Always remember that the skill sets related to old aircraft are no longer mainstream, rather in the way that stone masonry, lead roofing work and stained-glass now relate to the modern-day building industry.

Be alert to the problems of ignorance: those willing helpers that pull the aircraft out of the hangar by tugging on the flying wires and sit their children on the tail plane for the family photo.

Have a look at the Club’s Service Register (SR). It is a directory of contacts for the skills and services you might need. It is not exhaustive, but it provides a start. Where you are based will make huge differences to how easy it will be to get the right help at the right time. There are some rogues out there of course – watch out for suspicious bargains and braggart salesmen. The Club publishes warnings about false advertisements when it can.

Know what airworthiness regime applies to your aircraft. Practical requirements differ from one regime to another, and so not all the addresses in the SR are able to fulfil the inspection or certification requirements needed by the authority that you will have to deal with. If the aircraft you have bought was supervised by another authority, be particularly attentive of what is required of you by the new one. One thing is common to all authorities: they like owners that keep their paperwork straight.

If you decide to contract your Moth’s maintenance to a specific company, first check-out their experience with old aircraft in general and de Havilland aircraft in particular. Make sure that the business you want to use is recognized as competent in the eyes of the authority. Talk to other owners too – the world of the de Havilland Moth is quite a small one and both good and bad news gets around.

In the SR you will find a company called de Havilland Support Ltd. (DHSL). Be aware that DHSL is not a general support organization, but an overworked specialist engineering company that the de Havilland Moth Club helped to found in 2000. It also stocks some new DH parts which are supplied with airworthiness paperwork. Do not go there for the basic advice – go there if you have a serious airframe engineering or airworthiness problem. DHSL does not do engines.

Take time out to understand the constraints on the players involved in your chosen maintenance route. Many are passionate and dedicated people with great skill. In spite of rumours to the contrary, none is known to have become as rich as Croesus by maintaining, repairing or restoring old aircraft. In practice, given the level of skill that characterise some of the best, their hourly rates far better reflect their passion for old aircraft than any pursuit of profit. So, for example, if you can do some of the parts research and procurement, you are helping yourself as well as helping them to keep your Moth maintained to the required levels or higher.

The de Havilland Moth Club undertakes bulk purchase of some specific new manufactured parts and then retails them to members.
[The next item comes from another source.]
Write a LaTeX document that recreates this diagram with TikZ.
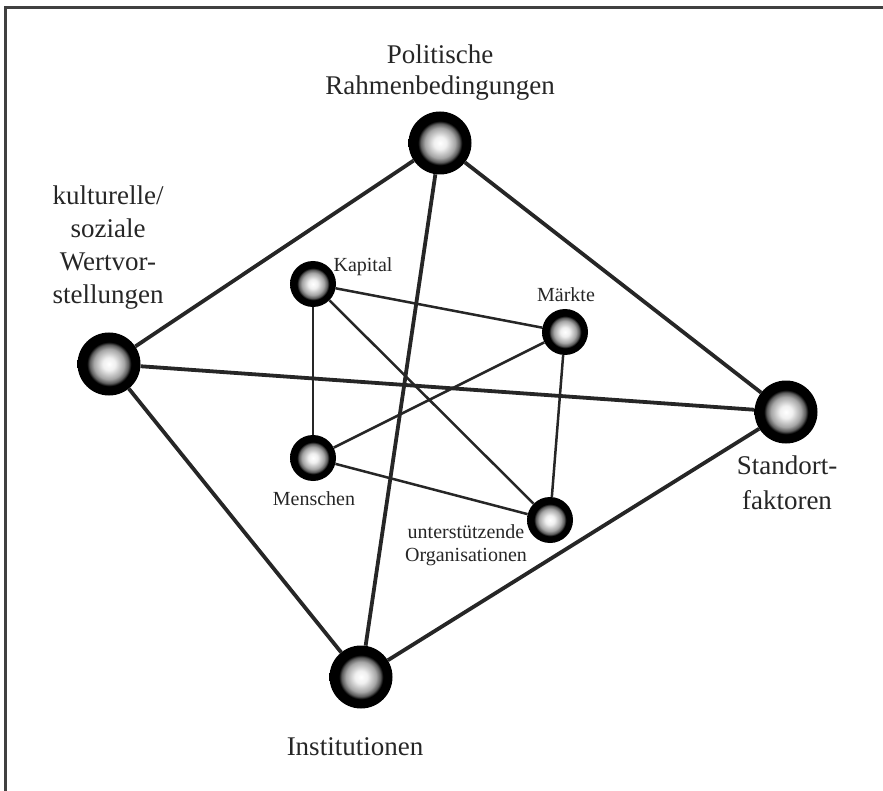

You will find out more under the Stock Box section of this site.

Only a few of the national homebuilder’s associations have people with developed de Havilland skills, but if you are in one of those places where there is real expertise from such a source, sign up and take advantage of it, even if you do not plan to do practical work yourself.

And above all – do not let the above discourage you. It can be difficult and sometimes frustrating, yes, but also rewarding with much to learn and many interesting people to meet.

Make it part of the fun of owning a de Havilland Moth and you will not be disappointed.